◆ RECORDED DATA
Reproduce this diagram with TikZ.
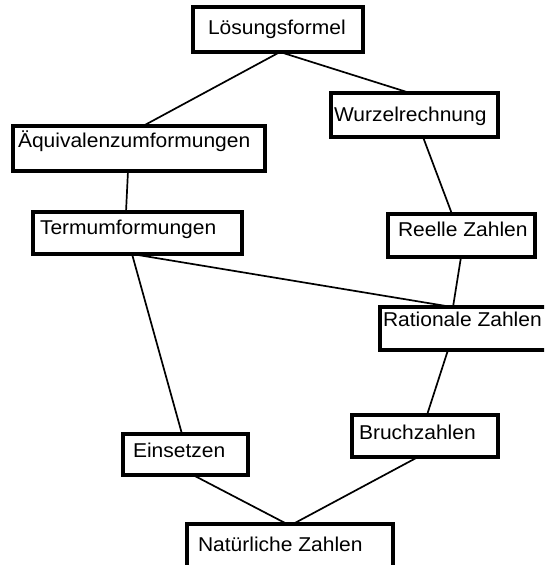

==

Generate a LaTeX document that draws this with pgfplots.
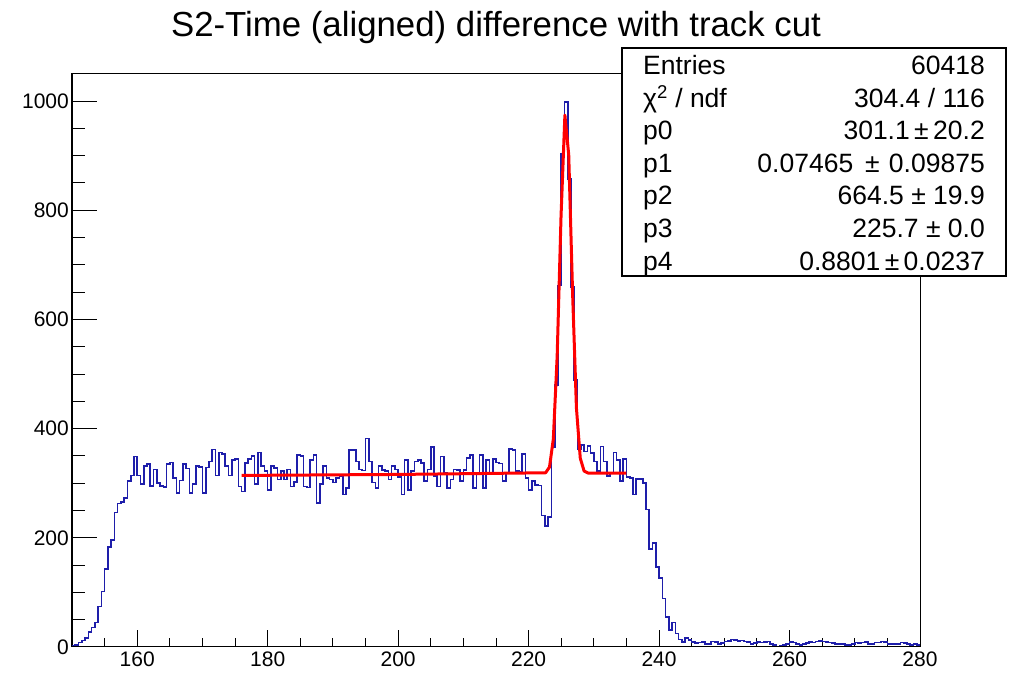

==

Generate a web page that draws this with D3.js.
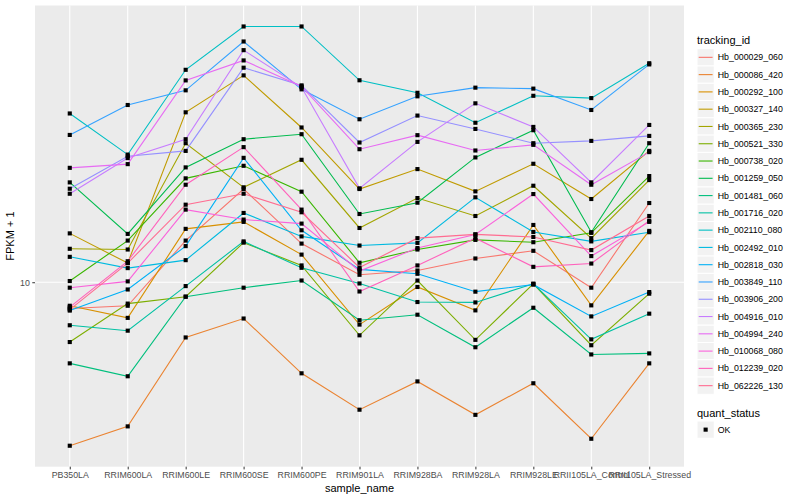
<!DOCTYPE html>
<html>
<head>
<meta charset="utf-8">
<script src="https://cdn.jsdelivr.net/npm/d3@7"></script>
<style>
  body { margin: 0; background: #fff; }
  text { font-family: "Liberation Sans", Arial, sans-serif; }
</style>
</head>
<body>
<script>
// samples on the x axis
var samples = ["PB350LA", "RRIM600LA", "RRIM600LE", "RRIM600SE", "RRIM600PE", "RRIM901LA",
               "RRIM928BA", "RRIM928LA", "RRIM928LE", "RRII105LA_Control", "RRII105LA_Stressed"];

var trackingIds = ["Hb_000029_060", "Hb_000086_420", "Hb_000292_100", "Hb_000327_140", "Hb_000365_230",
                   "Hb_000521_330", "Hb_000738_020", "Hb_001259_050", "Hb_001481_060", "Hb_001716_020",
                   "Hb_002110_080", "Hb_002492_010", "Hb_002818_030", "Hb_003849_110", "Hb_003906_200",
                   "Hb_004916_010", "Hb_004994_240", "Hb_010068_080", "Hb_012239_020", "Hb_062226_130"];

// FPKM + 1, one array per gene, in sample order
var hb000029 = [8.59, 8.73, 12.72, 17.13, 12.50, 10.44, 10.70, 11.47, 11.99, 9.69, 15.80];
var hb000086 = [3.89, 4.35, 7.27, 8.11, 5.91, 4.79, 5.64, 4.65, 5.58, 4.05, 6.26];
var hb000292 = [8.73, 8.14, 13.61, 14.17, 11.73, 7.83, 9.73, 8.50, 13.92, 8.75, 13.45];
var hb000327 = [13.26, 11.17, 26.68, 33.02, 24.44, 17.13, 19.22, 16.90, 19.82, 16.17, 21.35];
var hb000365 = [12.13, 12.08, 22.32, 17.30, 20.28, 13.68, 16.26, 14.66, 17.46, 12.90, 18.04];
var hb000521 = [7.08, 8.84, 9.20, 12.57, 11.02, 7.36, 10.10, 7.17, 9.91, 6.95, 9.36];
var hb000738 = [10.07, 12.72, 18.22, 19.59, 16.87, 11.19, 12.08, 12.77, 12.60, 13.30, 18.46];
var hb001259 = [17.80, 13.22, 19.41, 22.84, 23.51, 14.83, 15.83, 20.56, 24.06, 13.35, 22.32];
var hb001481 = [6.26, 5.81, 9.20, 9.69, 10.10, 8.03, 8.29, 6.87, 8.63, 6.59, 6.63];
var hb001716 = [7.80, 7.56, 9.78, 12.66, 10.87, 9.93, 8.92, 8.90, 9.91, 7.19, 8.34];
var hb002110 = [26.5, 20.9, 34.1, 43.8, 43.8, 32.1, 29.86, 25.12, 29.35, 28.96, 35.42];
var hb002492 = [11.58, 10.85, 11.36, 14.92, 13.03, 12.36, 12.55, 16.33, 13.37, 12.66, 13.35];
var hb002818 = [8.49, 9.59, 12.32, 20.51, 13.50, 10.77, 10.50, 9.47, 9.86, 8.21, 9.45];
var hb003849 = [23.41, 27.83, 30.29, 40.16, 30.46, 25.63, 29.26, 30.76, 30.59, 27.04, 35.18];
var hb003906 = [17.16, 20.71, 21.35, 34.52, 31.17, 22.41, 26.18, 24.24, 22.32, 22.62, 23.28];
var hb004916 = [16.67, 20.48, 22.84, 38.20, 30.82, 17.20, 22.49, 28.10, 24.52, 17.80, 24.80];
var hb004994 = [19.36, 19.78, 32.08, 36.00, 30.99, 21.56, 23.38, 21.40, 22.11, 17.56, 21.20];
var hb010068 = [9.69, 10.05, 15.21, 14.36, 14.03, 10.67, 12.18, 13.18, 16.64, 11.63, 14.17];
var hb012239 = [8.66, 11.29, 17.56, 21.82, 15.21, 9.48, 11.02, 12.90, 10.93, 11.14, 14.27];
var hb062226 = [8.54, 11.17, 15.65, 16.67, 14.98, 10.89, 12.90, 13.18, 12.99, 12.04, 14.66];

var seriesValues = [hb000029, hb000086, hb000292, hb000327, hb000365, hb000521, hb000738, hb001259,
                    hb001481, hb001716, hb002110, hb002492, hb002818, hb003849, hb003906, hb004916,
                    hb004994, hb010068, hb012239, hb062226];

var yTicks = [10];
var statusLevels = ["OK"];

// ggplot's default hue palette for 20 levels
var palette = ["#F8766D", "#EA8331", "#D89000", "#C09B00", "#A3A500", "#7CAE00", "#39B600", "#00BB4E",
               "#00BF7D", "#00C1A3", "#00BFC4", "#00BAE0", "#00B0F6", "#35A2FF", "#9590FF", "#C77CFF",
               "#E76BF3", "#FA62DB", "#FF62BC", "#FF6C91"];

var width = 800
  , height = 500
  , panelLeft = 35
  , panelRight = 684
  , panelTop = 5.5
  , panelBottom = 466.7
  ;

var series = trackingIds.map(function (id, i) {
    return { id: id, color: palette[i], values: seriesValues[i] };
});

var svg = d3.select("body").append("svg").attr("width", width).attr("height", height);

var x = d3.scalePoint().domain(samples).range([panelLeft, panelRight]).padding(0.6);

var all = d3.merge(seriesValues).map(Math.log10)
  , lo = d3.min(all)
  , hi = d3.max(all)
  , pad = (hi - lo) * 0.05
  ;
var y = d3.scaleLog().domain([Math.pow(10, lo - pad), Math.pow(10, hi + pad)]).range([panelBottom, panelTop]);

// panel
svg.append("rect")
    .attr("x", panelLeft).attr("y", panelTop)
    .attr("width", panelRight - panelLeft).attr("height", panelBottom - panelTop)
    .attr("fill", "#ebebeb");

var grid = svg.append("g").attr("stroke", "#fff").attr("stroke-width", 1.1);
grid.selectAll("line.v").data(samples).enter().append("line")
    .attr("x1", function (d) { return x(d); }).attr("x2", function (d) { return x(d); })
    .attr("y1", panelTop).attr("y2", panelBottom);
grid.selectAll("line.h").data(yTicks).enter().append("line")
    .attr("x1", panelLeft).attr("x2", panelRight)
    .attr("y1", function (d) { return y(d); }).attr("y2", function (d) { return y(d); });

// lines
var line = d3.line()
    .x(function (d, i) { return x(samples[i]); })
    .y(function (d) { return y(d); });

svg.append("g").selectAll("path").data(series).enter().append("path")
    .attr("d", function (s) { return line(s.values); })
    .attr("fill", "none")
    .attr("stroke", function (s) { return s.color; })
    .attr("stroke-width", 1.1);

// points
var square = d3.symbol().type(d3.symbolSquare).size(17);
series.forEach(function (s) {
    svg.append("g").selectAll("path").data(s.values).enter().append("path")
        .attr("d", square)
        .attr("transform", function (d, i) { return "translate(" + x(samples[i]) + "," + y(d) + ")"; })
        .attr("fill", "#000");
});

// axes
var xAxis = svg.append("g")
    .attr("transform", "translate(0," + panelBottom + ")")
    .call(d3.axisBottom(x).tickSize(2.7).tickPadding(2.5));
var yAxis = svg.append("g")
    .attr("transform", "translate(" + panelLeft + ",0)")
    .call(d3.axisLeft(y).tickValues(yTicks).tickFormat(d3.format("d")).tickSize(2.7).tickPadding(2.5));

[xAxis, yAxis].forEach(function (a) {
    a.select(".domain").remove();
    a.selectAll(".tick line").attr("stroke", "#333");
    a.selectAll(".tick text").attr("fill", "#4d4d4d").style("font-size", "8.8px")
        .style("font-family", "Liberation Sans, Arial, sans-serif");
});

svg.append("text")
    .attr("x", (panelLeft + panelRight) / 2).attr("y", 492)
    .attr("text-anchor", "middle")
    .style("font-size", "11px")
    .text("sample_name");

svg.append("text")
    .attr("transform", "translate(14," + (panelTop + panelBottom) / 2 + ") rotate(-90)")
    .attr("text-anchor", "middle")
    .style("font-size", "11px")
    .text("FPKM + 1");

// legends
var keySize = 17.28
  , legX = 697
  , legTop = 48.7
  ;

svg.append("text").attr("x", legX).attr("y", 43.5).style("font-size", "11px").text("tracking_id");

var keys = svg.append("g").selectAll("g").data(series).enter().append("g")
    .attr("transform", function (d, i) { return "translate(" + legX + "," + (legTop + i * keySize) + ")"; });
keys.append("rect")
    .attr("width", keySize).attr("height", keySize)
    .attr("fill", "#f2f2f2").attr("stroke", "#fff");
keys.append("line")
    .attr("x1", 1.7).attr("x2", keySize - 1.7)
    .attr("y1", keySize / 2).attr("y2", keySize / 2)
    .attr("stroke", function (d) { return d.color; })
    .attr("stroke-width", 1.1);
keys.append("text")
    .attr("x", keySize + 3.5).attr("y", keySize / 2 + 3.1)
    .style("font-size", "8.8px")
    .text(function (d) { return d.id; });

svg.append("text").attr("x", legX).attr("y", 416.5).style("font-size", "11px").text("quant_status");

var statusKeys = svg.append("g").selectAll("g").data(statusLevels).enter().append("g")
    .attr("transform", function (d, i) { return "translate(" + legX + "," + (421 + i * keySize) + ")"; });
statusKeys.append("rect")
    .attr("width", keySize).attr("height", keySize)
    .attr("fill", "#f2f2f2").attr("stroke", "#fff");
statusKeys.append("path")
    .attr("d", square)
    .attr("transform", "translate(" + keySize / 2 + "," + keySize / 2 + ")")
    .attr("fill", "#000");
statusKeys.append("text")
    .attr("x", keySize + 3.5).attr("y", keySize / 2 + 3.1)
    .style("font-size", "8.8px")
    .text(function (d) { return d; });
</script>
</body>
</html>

◆ THE PROBLEM
Find the string "draws" in the listing and return every line that holds it.

◆ CORRECT OUTPUT
Generate a LaTeX document that draws this with pgfplots.
Generate a web page that draws this with D3.js.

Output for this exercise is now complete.